The first time Wakeman rode Froggy, however, was two weeks before the championships at the Menlo Charity Horse Show (Calif.). After snagging a small junior, 16-17, tricolor at the Oaks Blenheim Summer Classic II (Calif.) the following week, she felt quite confident.

“He’s fun but lazy,” she said lightheartedly. “But that’s fine for me because I don’t really get along with horses that like to go fast.”

The 14-year-old gelding knows his way around a hunter ring, but it helps when he’s paired with a confident, relaxed and accurate rider, as Cox described Wakeman.

“That’s what I look for when I try to match riders with horses,” Cox said. “I don’t think that there’s any ring out there that would intimidate this horse or rider.”

Wakeman started catch riding for Cox about three years ago after realizing the cost of showing hunters. Her real passion lies in the jumper and equitation rings. “I get to catch ride hunters a lot so it’s almost like having my own anyway,” she said.

While she has trained with Karen Healey for two years, catch riding numerous horses from Cox’s barn has been invaluable.

“It’s really helpful, especially if I had to switch horses in the medal finals,” she said.

She currently has two equitation horses, 8-year-old Rodan and 9-year-old San Francisco, and a spunky jumper called Punker.

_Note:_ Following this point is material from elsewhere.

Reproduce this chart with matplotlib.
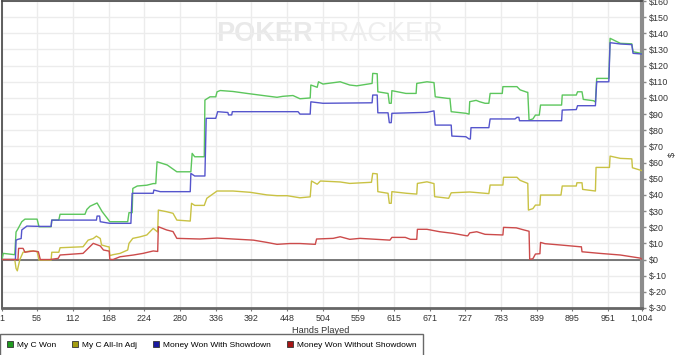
import matplotlib
matplotlib.use("Agg")
import matplotlib.pyplot as plt
from matplotlib.lines import Line2D

plt.rcParams["font.family"] = ["Liberation Sans", "DejaVu Sans"]

# hands played / cumulative $ for each series
won_hands = [1, 3, 21, 23, 26, 32, 37, 56, 59, 78, 79, 90, 92, 131, 134, 139, 150, 153, 158, 166,
             170, 198, 200, 205, 206, 213, 228, 238, 242, 244, 260, 275, 297, 299, 303, 318, 319,
             327, 336, 338, 343, 363, 385, 416, 432, 441, 457, 468, 484, 485, 495, 497, 504, 531,
             546, 557, 581, 582, 589, 590, 606, 608, 611, 612, 634, 650, 651, 667, 678, 680, 700,
             703, 705, 728, 733, 734, 744, 750, 758, 764, 766, 785, 786, 808, 813, 824, 825, 827,
             833, 837, 843, 845, 878, 879, 901, 903, 910, 912, 928, 931, 933, 952, 954, 970, 988,
             990, 1004]
won_vals = [0, 3.8, 3, 17, 19, 23.4, 25, 25, 20.3, 20.3, 24.4, 24.4, 28, 28, 31, 33, 35, 33, 29.6,
            25.5, 23.4, 23.4, 29, 29, 44, 45.5, 46, 47, 47, 60.5, 58.5, 54.3, 54.3, 65.7, 63.6,
            63.6, 98.7, 100.7, 100.7, 103.8, 104.6, 104, 102.8, 101.2, 100.4, 101, 101.5, 99.5,
            100, 108, 106.6, 110, 108.6, 110, 108, 107.5, 109, 115.2, 115, 103.8, 102.8, 96.7,
            96.7, 104.5, 102.8, 102.8, 109, 110, 109.5, 100.7, 99.7, 99.7, 91.5, 90.5, 90, 97.7,
            98.5, 97.6, 96.7, 96.7, 102.8, 102.8, 107, 107, 105, 103.5, 103.5, 86.3, 87, 89.4,
            89.4, 95.6, 95.6, 101.8, 101.8, 103.8, 103.8, 99.1, 98.3, 97.5, 112.1, 112.1, 136.9,
            133.8, 133.5, 128.6, 127.5]

adj_hands = [1, 21, 23, 25, 27, 29, 34, 45, 56, 59, 78, 79, 90, 92, 128, 136, 144, 149, 155, 157,
             166, 169, 170, 175, 186, 198, 200, 206, 217, 228, 238, 245, 246, 259, 269, 275, 296,
             298, 303, 318, 322, 338, 363, 390, 416, 432, 448, 468, 484, 486, 495, 500, 531, 546,
             580, 582, 589, 590, 606, 608, 611, 612, 635, 651, 652, 667, 678, 679, 701, 705, 734,
             758, 764, 766, 786, 787, 808, 813, 825, 826, 833, 837, 844, 845, 877, 879, 901, 902,
             910, 911, 931, 932, 953, 954, 970, 988, 989, 1004]
adj_vals = [0, 0, -5.5, -7, -3.4, 0, 4.5, 5.3, 5, -0.3, -0.3, 4.5, 4.5, 7.3, 7.9, 12, 13, 14.5, 13,
            9, 8, 7.8, 2.4, 3, 3.8, 5.9, 10, 13.1, 14, 15.2, 19.3, 17, 30.6, 29.6, 28.6, 24.4,
            23.8, 34.8, 33.5, 33.5, 37.9, 42.4, 42.4, 41.6, 40, 39.5, 39.5, 38.2, 38.8, 48.6,
            46.6, 48.6, 48, 47.1, 47.8, 53.3, 53, 42, 41, 34.8, 34.8, 42, 41, 40.5, 47.1, 48.1,
            47, 38.9, 37.9, 41.3, 41.8, 41, 40.8, 46.1, 46.1, 50.9, 50.9, 49, 47.1, 30.6, 31.5,
            33.7, 33.7, 39.9, 39.9, 45.5, 45.5, 47.5, 47.5, 43.4, 42.4, 57, 57, 64, 62.6, 62.3,
            56.8, 55]

sd_hands = [1, 22, 23, 26, 31, 32, 40, 61, 78, 79, 149, 150, 154, 155, 170, 203, 205, 238, 239,
            249, 296, 297, 303, 319, 321, 336, 339, 355, 356, 361, 362, 465, 468, 484, 485, 504,
            581, 582, 589, 590, 606, 608, 611, 612, 667, 678, 680, 705, 706, 728, 733, 735, 736,
            764, 766, 805, 808, 811, 812, 878, 879, 901, 903, 931, 933, 952, 954, 970, 988, 990,
            1004]
sd_vals = [0, 0, 12, 12.5, 13, 18.3, 20.7, 20.5, 20.5, 24.4, 24.4, 26.9, 26.9, 23.4, 22.4, 22.4,
           41, 41, 43, 42, 42, 53.3, 51.7, 51.7, 87.4, 87.4, 91.5, 91, 89.5, 89.5, 91.5, 91.5, 90,
           90, 97.6, 96.7, 97, 101.8, 101.8, 90.8, 90.8, 84.7, 84.7, 90.5, 91.1, 92, 83.2, 83.2,
           76.4, 76, 74.6, 74.6, 81.6, 81.6, 87, 87, 88, 88, 85.9, 85.9, 92.5, 92.8, 95.2, 95.2,
           110, 110, 134.2, 133.4, 133, 127.6, 127.2]

nsd_hands = [1, 26, 27, 34, 37, 50, 58, 61, 76, 89, 92, 128, 136, 144, 155, 160, 169, 170, 175,
             186, 207, 222, 238, 245, 246, 259, 269, 275, 311, 338, 363, 395, 416, 432, 452, 468,
             492, 494, 520, 531, 546, 562, 609, 612, 633, 641, 651, 652, 667, 687, 708, 729, 731,
             734, 745, 758, 786, 787, 807, 819, 827, 828, 833, 837, 844, 845, 852, 876, 907, 909,
             910, 938, 970, 1001, 1004]
nsd_vals = [0, 0, 6.9, 6.9, 4.5, 5.3, 4.8, 0, 0, 0.7, 2.8, 3.8, 6.9, 10, 8.4, 5.9, 5.2, 0.1, 0,
            1.7, 2.8, 3.8, 5.3, 5, 20.3, 18.3, 17.3, 13.1, 12.7, 13.3, 12.7, 12, 10.6, 9.4, 9.9,
            9.9, 9.4, 12.7, 13.1, 14.1, 12.5, 13.1, 12, 13.7, 13.7, 12.5, 12.5, 18.7, 18.7, 17.2,
            16.2, 14.7, 14.7, 16.5, 17.2, 15.6, 15.2, 19.9, 19.6, 18.3, 17.5, 0.1, 0.5, 3.4, 3.6,
            10.6, 9.8, 9, 7.9, 7.9, 4.8, 3.8, 2.8, 0.9, 0.2]

x_ticks = [1, 56, 112, 168, 224, 280, 336, 392, 448, 504, 559, 615, 671, 727, 783, 839, 895, 951, 1004]
x_labels = [f"{v:,}" for v in x_ticks]
y_ticks = list(range(-30, 161, 10))

series = [
    ("My C Won", won_hands, won_vals, "#5cc65c", "#1f9a1f"),
    ("My C All-In Adj", adj_hands, adj_vals, "#c9c244", "#a39c10"),
    ("Money Won With Showdown", sd_hands, sd_vals, "#5555cc", "#1a1aa0"),
    ("Money Won Without Showdown", nsd_hands, nsd_vals, "#cc4b4b", "#a51515"),
]

fig = plt.figure(figsize=(7.0, 3.55), dpi=100)
ax = fig.add_axes([2 / 700, 47 / 355, 640 / 700, 307 / 355])

ax.set_xlim(1, 1004)
ax.set_ylim(-30, 160)

ax.set_xticks(x_ticks)
ax.set_xticklabels(x_labels)
ax.set_yticks(y_ticks)
ax.set_yticklabels([f"${v}" for v in y_ticks])
ax.yaxis.tick_right()
ax.tick_params(axis="y", direction="out", length=3, width=1, color="#888888",
               labelsize=6.4, labelcolor="#333333", pad=2)
ax.tick_params(axis="x", direction="out", length=2.5, width=0.8, color="#777777",
               labelsize=6.4, labelcolor="#333333", pad=1.5)
ax.grid(True, color="#ececec", linewidth=1)
ax.set_axisbelow(True)
ax.axhline(0, color="#555555", linewidth=1.1, zorder=1)

for name, hx, hy, lc, mc in series:
    ax.plot(hx, hy, color=lc, linewidth=1.0, zorder=3)

for side in ("left", "top"):
    ax.spines[side].set_color("#444444")
    ax.spines[side].set_linewidth(1.2)
ax.spines["bottom"].set_color("#666666")
ax.spines["bottom"].set_linewidth(2)
ax.spines["right"].set_color("#8c8c8c")
ax.spines["right"].set_linewidth(3)

ax.set_xlabel("Hands Played", fontsize=6.6, color="#333333")
ax.xaxis.set_label_coords((321 - 2) / 640, (308 - 326) / 307)
ax.set_ylabel("$", fontsize=6.6, color="#333333", rotation=90)
ax.yaxis.set_label_coords((677 - 2) / 640, 0.5)

# watermark
ax.text(0.486, 0.893, "POKER", transform=ax.transAxes, ha="right", va="center",
        fontsize=19.5, fontweight="bold", color="#e9e9e9", zorder=0)
ax.text(0.486, 0.893, "TRACKER", transform=ax.transAxes, ha="left", va="center",
        fontsize=19.5, color="#eeeeee", zorder=0)

handles = [Line2D([], [], linestyle="none", marker="s", markersize=4.5,
                  markerfacecolor=mc, markeredgecolor="#333333", markeredgewidth=0.6)
           for _, _, _, _, mc in series]
labels = [s[0] for s in series]
leg = fig.legend(handles, labels, loc="upper left", bbox_to_anchor=(0.0, 21 / 355),
                 ncol=4, fontsize=6.0, frameon=True, fancybox=False, borderpad=0.85,
                 handlelength=0.8, handletextpad=0.4, columnspacing=1.9, borderaxespad=0)
leg.get_frame().set_edgecolor("#444444")
leg.get_frame().set_linewidth(1)

fig.savefig("out.png", dpi=100)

But no matter whose reins she holds, Wakeman is always grateful for the rides she gets.

“She’s always available, and she’s always appreciative with thank-you notes and always a phone call before and after the show,” said Cox.

While Wakeman’s thoroughly enjoying every aspect of her junior career, she doesn’t strive to go pro just yet. Of course, if she can earn a riding scholarship for college she’ll continue. But she truly wants to be a doctor.

“I’ll probably ride as an amateur for a while,” she said. “After I’ve gone to school I’ll come back to it.”